Il existe également des baux de longue durée : le bail à long terme (18 ans minimum) et le bail de carrière (qui court jusqu’à la retraite du preneur). Ces baux offrent une plus grande sécurité à l’exploitant mais accordent certains avantages fiscaux au bailleur.
Les droits et obligations des parties
Le preneur a l’obligation principale d’exploiter le bien en bon père de famille, de payer le fermage et d’entretenir les lieux loués. Il bénéficie en contrepartie du droit au renouvellement du bail et du droit de préemption en cas de vente du bien.
Le bailleur, quant à lui, doit délivrer le bien loué en bon état et garantir une jouissance paisible au preneur. Il conserve néanmoins certains droits, comme celui de visiter les lieux loués ou de s’opposer au renouvellement du bail pour des motifs légitimes.
Le fermage : un loyer encadré
Le fermage, c’est-à-dire le loyer du bail rural, est strictement réglementé. Son montant est fixé en fonction de barèmes départementaux établis par les autorités préfectorales. Ces barèmes tiennent compte de la qualité des terres, de leur situation géographique et des types de cultures pratiquées.
Le fermage est révisé chaque année selon un indice national des fermages publié par arrêté ministériel. Cette indexation permet d’adapter le loyer à l’évolution du contexte économique agricole.
La cession et la sous-location du bail rural
La cession du bail rural est en principe interdite, sauf au profit du conjoint ou des descendants du preneur participant à l’exploitation. Cette restriction vise à préserver le caractère personnel de l’exploitation agricole.

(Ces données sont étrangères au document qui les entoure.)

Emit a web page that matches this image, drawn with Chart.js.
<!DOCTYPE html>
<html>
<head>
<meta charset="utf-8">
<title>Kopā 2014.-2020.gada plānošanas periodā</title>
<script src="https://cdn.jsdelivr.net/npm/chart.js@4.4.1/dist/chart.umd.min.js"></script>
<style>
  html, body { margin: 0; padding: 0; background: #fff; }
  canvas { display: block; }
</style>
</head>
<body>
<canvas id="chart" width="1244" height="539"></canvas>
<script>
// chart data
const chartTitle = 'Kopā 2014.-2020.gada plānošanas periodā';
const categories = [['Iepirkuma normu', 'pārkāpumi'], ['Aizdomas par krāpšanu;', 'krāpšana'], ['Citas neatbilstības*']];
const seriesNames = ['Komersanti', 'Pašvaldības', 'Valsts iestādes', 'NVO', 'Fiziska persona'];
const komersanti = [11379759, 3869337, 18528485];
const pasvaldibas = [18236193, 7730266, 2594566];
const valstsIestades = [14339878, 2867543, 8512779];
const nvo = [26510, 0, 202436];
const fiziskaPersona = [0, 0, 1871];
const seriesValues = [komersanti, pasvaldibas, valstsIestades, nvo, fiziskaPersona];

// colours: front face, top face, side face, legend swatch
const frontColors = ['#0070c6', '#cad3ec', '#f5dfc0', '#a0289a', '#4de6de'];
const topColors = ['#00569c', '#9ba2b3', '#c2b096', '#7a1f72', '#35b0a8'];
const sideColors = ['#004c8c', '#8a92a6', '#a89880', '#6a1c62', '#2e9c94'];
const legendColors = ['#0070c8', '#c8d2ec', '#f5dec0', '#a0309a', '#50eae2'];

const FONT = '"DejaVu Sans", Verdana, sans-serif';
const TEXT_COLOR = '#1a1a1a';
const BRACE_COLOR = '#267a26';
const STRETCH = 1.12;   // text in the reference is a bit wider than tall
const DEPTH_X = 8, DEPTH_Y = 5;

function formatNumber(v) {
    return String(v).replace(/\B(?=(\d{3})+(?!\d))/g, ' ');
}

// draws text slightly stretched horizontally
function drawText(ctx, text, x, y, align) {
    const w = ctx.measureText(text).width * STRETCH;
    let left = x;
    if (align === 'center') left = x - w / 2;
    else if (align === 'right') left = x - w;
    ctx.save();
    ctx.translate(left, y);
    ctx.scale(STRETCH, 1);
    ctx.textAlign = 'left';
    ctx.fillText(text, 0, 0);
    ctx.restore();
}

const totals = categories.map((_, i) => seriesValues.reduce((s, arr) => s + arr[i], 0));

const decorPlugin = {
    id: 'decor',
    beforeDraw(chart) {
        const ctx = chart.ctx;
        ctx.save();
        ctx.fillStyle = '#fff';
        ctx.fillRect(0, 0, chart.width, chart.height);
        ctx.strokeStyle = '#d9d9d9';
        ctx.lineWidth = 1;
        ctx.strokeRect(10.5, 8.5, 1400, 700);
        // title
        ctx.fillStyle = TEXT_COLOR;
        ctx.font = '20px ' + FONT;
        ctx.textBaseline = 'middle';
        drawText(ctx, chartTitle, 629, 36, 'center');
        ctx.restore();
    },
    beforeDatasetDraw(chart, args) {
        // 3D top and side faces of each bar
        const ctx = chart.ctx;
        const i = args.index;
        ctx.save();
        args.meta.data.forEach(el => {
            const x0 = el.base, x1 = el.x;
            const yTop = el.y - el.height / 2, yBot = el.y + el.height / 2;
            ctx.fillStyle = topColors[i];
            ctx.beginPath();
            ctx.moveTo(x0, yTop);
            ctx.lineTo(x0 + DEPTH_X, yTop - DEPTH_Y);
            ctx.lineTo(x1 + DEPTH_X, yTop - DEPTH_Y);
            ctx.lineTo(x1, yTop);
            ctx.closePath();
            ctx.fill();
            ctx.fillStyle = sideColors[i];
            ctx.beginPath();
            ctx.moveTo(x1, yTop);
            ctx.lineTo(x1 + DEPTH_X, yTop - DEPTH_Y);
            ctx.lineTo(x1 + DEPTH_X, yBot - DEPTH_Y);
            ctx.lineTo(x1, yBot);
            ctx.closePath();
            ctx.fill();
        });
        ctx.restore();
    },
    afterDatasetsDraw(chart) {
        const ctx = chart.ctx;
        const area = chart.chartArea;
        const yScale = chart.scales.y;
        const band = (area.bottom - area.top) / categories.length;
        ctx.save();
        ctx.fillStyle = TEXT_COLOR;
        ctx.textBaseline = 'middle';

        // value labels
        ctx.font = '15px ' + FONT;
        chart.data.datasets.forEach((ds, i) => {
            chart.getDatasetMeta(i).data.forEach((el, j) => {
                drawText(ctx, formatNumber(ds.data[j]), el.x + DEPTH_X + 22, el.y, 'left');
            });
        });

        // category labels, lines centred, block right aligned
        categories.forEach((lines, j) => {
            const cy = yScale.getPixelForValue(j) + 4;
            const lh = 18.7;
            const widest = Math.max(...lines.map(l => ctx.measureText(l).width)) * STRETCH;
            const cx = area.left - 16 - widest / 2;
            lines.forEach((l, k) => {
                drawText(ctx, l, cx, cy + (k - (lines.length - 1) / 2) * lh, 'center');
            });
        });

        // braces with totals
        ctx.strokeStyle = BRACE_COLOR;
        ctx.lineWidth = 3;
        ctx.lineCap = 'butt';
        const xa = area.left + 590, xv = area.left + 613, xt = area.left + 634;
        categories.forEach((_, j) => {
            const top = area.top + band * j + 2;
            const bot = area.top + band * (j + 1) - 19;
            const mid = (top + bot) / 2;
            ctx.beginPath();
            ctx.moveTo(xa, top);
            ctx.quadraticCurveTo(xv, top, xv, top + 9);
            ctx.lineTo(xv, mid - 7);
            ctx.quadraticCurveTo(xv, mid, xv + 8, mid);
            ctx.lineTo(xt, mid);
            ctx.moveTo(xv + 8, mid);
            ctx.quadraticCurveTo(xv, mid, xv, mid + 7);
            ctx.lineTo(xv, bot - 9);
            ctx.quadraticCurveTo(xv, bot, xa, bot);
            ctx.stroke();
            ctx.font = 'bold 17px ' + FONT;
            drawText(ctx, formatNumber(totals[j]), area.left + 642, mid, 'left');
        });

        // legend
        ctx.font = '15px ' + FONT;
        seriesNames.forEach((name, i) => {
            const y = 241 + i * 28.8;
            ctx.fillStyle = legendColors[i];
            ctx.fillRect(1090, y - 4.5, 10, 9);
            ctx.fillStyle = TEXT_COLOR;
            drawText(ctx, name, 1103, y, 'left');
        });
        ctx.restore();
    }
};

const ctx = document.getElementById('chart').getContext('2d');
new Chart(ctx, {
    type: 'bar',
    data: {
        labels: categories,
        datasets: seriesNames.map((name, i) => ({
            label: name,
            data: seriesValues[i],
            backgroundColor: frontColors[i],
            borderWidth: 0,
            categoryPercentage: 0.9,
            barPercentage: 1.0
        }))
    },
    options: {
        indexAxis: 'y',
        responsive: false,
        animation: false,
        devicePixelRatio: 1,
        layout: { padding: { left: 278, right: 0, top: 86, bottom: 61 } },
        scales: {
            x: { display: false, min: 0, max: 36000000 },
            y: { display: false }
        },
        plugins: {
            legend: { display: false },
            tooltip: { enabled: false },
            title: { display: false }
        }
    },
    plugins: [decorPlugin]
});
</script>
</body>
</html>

De même, la sous-location est prohibée, sauf dans certains cas particuliers comme l’autorisation d’exploiter des gîtes ruraux. Ces règles strictes ont pour objectif de maintenir un lien direct entre le propriétaire et l’exploitant effectif des terres.
La fin du bail rural
Le bail rural peut prendre fin de plusieurs manières. Il peut s’agir de l’arrivée du terme sans renouvellement, d’une résiliation amiable entre les parties, ou encore d’une résiliation judiciaire pour manquement aux obligations contractuelles.
Le bailleur peut s’opposer au renouvellement du bail ou le résilier pour certains motifs légaux, tels que le droit de reprise pour exploiter personnellement ou au profit d’un descendant. Dans ce cas, il doit respecter un préavis strict et peut être tenu de verser une indemnité au preneur sortant.
Les évolutions récentes du bail rural
Le régime du bail rural connaît des évolutions pour s’adapter aux enjeux contemporains de l’agriculture. Ainsi, la loi d’avenir pour l’agriculture de 2014 a introduit des dispositions favorisant l’installation des jeunes agriculteurs et la préservation de l’environnement.
De nouvelles formes de baux ont vu le jour, comme le bail environnemental qui permet d’inclure des clauses relatives à des pratiques culturales respectueuses de l’environnement. Ces innovations témoignent de la volonté d’adapter le cadre juridique aux défis écologiques et sociaux de l’agriculture moderne.
Le régime juridique du bail rural, pilier du droit agraire français, offre un cadre protecteur aux exploitants agricoles tout en cherchant à préserver les intérêts des propriétaires fonciers. Son évolution constante reflète les mutations profondes du monde agricole et les nouveaux enjeux auxquels il doit faire face.